WHAT IS NEEDED: Report how many lines contain the word "matplotlib", with no other text.

* * * *

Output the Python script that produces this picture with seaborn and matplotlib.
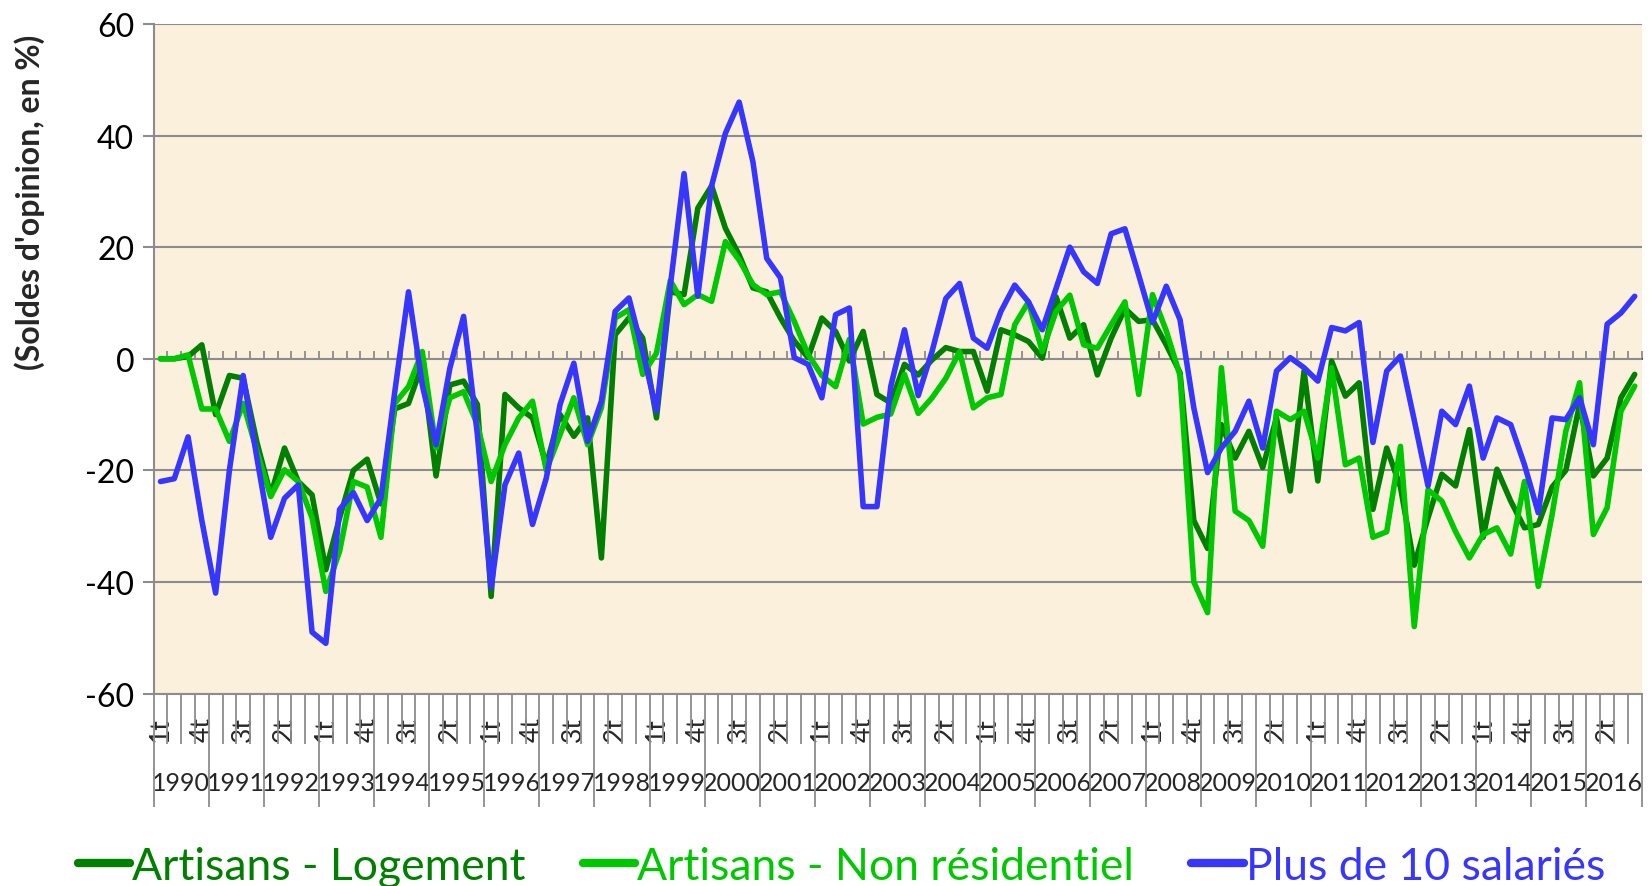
import numpy as np
import pandas as pd
import matplotlib
matplotlib.use("Agg")
import matplotlib.pyplot as plt
import seaborn as sns

# ---------------- data (quarterly, 1990 T1 -> 2016 T4) ----------------
years = list(range(1990, 2017))
quarter_names = ["1t", "2t", "3t", "4t"]
series_names = ["Artisans - Logement", "Artisans - Non résidentiel", "Plus de 10 salariés"]

logement = [
    0, 0, 0.4, 2.5,
    -10, -3, -3.5, -15,
    -24.4, -16, -22, -24.4,
    -37.8, -28.5, -20, -18,
    -26, -9, -8, -1,
    -21, -4.7, -4, -8.2,
    -42.6, -6.4, -8.8, -10.6,
    -19, -10, -13.9, -10.6,
    -35.7, 4.3, 7.3, 3.7,
    -10.6, 12, 11.5, 27,
    31, 23.4, 18.6, 12.7,
    12, 7.3, 3.2, 0.2,
    7.3, 4.9, -0.4, 4.9,
    -6.4, -7.9, -1, -2.9,
    -0.2, 2, 1.3, 1.3,
    -5.8, 5.2, 4.3, 3.1,
    0.1, 11.1, 3.7, 6.1,
    -2.9, 3.7, 9, 6.7,
    7, 2.5, -2.5, -29,
    -34, -11.8, -17.8, -13,
    -19.5, -10.6, -23.7, -2.2,
    -21.9, -0.4, -6.7, -4.3,
    -27, -16, -23, -37,
    -28.5, -20.7, -22.8, -12.7,
    -32, -19.8, -25.5, -30.3,
    -29.7, -23, -20, -8.2,
    -21, -17.8, -7, -2.8,
]

non_residentiel = [
    0, 0, 0.7, -9,
    -9, -14.8, -8, -16.6,
    -24.7, -19.9, -22, -28.5,
    -41.7, -34.5, -22, -23,
    -32, -8, -5, 1.3,
    -16, -7, -5.9, -11.8,
    -22, -15.4, -10.6, -7.6,
    -20, -13.6, -7, -15.4,
    -8.8, 7.3, 8.8, -2.8,
    1, 14, 9.7, 11.5,
    10.3, 21, 17.7, 13.3,
    11.5, 12, 6.7, 0.8,
    -3, -5, 3.5, -11.7,
    -10.5, -9.9, -2.8, -9.8,
    -7, -3.5, 1.3, -8.8,
    -7, -6.4, 6.1, 10.2,
    1.3, 8.5, 11.4, 2.5,
    1.9, 6.1, 10.2, -6.4,
    11.5, 5, -3, -40,
    -45.5, -1.6, -27.3, -29,
    -33.6, -9.4, -10.9, -9.4,
    -17.8, -1.6, -19, -17.8,
    -32, -31, -15.7, -48,
    -23.5, -25.5, -31, -35.7,
    -31.5, -30.3, -35, -22,
    -40.8, -28, -13, -4.3,
    -31.5, -26.7, -9.4, -4.9,
]

plus_10_salaries = [
    -22, -21.5, -14, -29,
    -42, -20, -3, -17.8,
    -32, -25, -22.6, -49,
    -51, -27, -24, -29,
    -25, -6, 12, -4.7,
    -15.4, -1.7, 7.6, -13.6,
    -41, -22.6, -16.9, -29.7,
    -21.4, -8.2, -0.8, -14.8,
    -7.6, 8.5, 10.9, 1.3,
    -9.4, 13, 33.2, 11.2,
    31, 40.4, 46, 35.3,
    18, 14.5, 0.2, -1,
    -7, 7.9, 9.1, -26.5,
    -26.5, -5, 5.2, -6.6,
    1.3, 10.8, 13.5, 3.7,
    1.9, 8.5, 13.2, 10.2,
    5.2, 12.6, 20, 15.6,
    13.5, 22.4, 23.3, 15,
    6.5, 13, 7, -8.8,
    -20.4, -16, -13, -7.6,
    -16, -2.2, 0.2, -1.6,
    -4, 5.6, 5, 6.5,
    -15, -2.2, 0.5, -11,
    -22.8, -9.4, -11.8, -4.9,
    -17.8, -10.6, -11.8, -19,
    -27.6, -10.6, -10.9, -7,
    -15.4, 6.2, 8.2, 11.2,
]

colors = ["#007F00", "#00C800", "#3636FF"]

n = len(logement)
idx = np.arange(n)
df = pd.DataFrame({
    "idx": idx,
    series_names[0]: logement,
    series_names[1]: non_residentiel,
    series_names[2]: plus_10_salaries,
})
long = df.melt(id_vars="idx", var_name="serie", value_name="valeur")

# ---------------- style ----------------
sns.set_theme(style="white")
plt.rcParams["font.family"] = ["Lato", "DejaVu Sans"]
plt.rcParams["axes.unicode_minus"] = False
grey = "#8C8C8C"

fig = plt.figure(figsize=(16.5, 8.87), dpi=100)
ax = fig.add_axes([0.0931, 0.217, 0.9018, 0.7548])
ax.set_facecolor("#FBF0DC")

sns.lineplot(data=long, x="idx", y="valeur", hue="serie", hue_order=series_names,
             palette=colors, linewidth=4.0, ax=ax, legend=False)
for ln in ax.get_lines():
    ln.set_solid_joinstyle("round")
    ln.set_solid_capstyle("round")

ax.set_xlim(-0.5, n - 0.5)
ax.set_ylim(-60, 60)
ax.set_yticks(range(-60, 61, 20))
ax.yaxis.grid(True, color=grey, linewidth=1.5)
ax.xaxis.grid(False)
ax.set_xlabel("")
ax.set_ylabel("(Soldes d'opinion, en %)", fontsize=23, fontweight="bold", va="center")
ax.yaxis.set_label_coords(-0.083, 0.735)

for s in ["top", "right"]:
    ax.spines[s].set_visible(False)
for s in ["left", "bottom"]:
    ax.spines[s].set_color(grey)
    ax.spines[s].set_linewidth(1.5)

ax.tick_params(axis="y", which="major", direction="out", length=8, width=1.5,
               color=grey, labelsize=23, pad=6, labelcolor="black", left=True)

# year boundaries (long) and quarter boundaries (short) below the plot
ax.set_xticks(np.arange(0, n + 1, 4) - 0.5)
ax.set_xticklabels([])
ax.set_xticks(np.arange(0, n + 1) - 0.5, minor=True)
ax.tick_params(axis="x", which="major", direction="out", length=81, width=1.3,
               color=grey, bottom=True)
ax.tick_params(axis="x", which="minor", direction="out", length=36, width=1.3,
               color=grey, bottom=True)

# quarter labels every 3 quarters
sec_q = ax.secondary_xaxis("bottom")
q_pos = list(range(0, n, 3))
sec_q.set_xticks(q_pos, [quarter_names[i % 4] for i in q_pos])
sec_q.tick_params(length=0, pad=16, labelsize=19, labelrotation=90)
sec_q.spines["bottom"].set_visible(False)

# year labels
sec_y = ax.secondary_xaxis("bottom")
y_pos = [4 * k + 1.5 for k in range(len(years))]
sec_y.set_xticks(y_pos, [str(y) for y in years])
sec_y.tick_params(length=0, pad=56, labelsize=18)
sec_y.spines["bottom"].set_visible(False)

# horizontal axis at zero with small tick marks
sec_0 = ax.secondary_xaxis(0.5)
sec_0.set_xticks(np.arange(0, n + 1) - 0.5)
sec_0.set_xticklabels([])
sec_0.tick_params(direction="out", length=6, width=1.3, color=grey)
sec_0.spines["bottom"].set_color(grey)
sec_0.spines["bottom"].set_linewidth(1.5)

# legend
handles = ax.get_lines()[:3]
leg = fig.legend(handles, series_names, loc="center", bbox_to_anchor=(0.51, 0.022),
                 ncol=3, frameon=False, fontsize=32, handlelength=1.18,
                 handletextpad=0.05, columnspacing=1.28)
for txt, c in zip(leg.get_texts(), colors):
    txt.set_color(c)
for lh in leg.get_lines():
    lh.set_linewidth(6)

fig.savefig("out.png", dpi=100)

* * * *

WRITTEN SOLUTION: 4